**Data for the task**.
== == ==

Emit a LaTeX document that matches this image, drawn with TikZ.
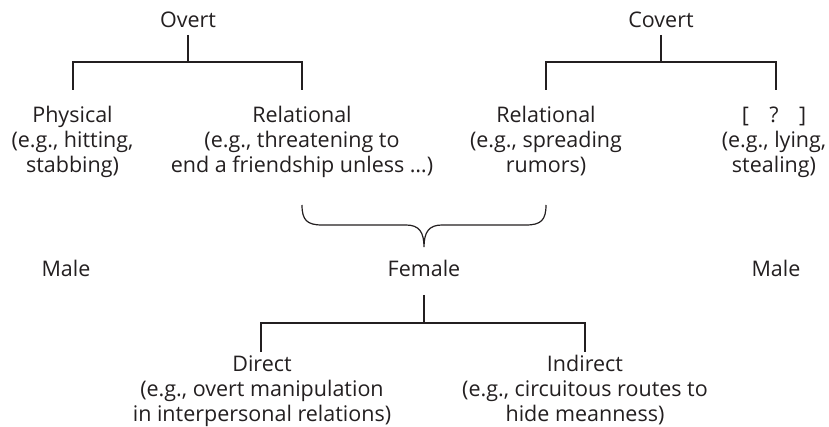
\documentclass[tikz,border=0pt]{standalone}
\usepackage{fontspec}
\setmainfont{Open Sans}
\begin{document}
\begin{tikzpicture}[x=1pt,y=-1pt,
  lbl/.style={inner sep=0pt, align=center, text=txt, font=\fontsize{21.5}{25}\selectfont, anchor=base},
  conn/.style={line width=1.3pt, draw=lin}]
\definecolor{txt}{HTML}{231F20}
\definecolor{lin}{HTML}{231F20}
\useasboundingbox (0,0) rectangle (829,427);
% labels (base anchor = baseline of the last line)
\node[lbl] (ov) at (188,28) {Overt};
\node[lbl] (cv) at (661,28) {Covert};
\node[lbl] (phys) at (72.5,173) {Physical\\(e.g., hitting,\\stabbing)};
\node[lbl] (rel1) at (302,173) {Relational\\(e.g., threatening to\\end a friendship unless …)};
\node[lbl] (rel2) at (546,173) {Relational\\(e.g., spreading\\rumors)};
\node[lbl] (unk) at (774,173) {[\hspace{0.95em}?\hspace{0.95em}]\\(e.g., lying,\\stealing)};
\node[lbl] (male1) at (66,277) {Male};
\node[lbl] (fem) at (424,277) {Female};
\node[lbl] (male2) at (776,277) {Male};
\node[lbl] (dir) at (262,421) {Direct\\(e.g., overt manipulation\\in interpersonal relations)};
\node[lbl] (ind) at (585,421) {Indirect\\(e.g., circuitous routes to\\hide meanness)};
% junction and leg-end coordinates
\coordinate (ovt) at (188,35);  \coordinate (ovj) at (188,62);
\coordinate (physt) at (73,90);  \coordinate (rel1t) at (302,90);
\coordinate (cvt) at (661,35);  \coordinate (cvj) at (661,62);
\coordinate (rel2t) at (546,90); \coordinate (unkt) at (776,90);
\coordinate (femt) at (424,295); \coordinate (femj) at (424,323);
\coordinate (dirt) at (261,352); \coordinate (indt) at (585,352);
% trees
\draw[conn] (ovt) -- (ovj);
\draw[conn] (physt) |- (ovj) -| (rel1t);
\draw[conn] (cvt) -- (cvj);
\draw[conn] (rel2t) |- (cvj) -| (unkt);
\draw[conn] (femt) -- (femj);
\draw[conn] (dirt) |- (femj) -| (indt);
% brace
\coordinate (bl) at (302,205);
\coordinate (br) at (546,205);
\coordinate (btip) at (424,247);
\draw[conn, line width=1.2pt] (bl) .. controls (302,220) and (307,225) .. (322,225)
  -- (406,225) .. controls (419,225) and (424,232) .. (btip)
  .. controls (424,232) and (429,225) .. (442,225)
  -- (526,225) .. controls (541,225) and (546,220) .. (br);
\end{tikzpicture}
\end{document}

== == ==

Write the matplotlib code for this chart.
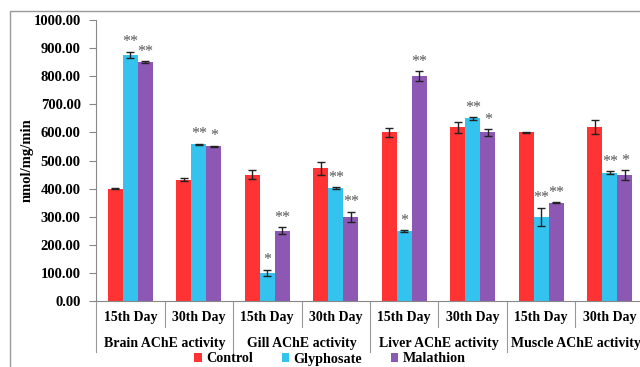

== == ==

**Exercise details**. Go through the listing above and pull out each line containing the word "this".

**Exercise solution**.
Emit a LaTeX document that matches this image, drawn with TikZ.
Write the matplotlib code for this chart.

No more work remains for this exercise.